I try not to complain about my aches and pains
all the time. As someone said a while back, when we get together all we talk about are our conditions. I want to stop that. Since I now walk with a cane, I have a “badge”(my cane) that tells people I have disabilities. I wish I did not have to use it. I do not want people’s first impression to be that I am old and disabled, since I do not think I am.
I also do not want to hear about your pain over and over, especially if you do not do anything to ease it.
As people age, they all have pain. It goes with life. There is no pain in death.
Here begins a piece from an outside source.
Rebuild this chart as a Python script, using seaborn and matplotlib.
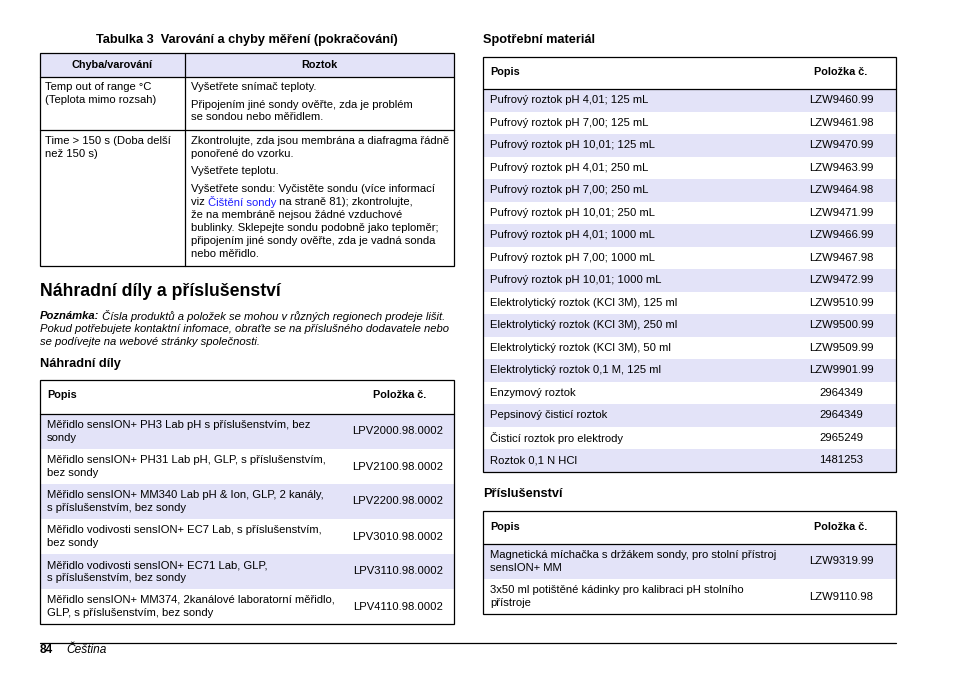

I do not want to appear poor, either. There used to be an expression of “genteel poverty” and I like this. I want to live in genteel poverty. It means to me that although I do not have adequate money to live as I used to live, I can still live a genteel life, i.e., a refined, polite, and well-mannered life - a life that allows me, with some budgeting, to experience those things that bring me joy.
Another effort on my part is to distance myself from that “old” way of thinking that I have to have food given to me whether leftovers from a dinner or a Good Samaritan bringing me food especially cooked for me. The first signifies to me a type of greediness or desperation (often from people who are better fixed financially than I and do not need all of this food); the second hints that I cannot take care of myself
adequately because I am old. I beg to differ.
I do not want to be pitied because I am old.
I might be closer to death than I was a decade ago, but I am not dying. I might not live on the income I had a decade ago either, but I am still living and intend to enjoy life the best way I can. I might hurt,
stumble, or sway, but I will still cook, microwave, or snack. And I will be genteel the whole time.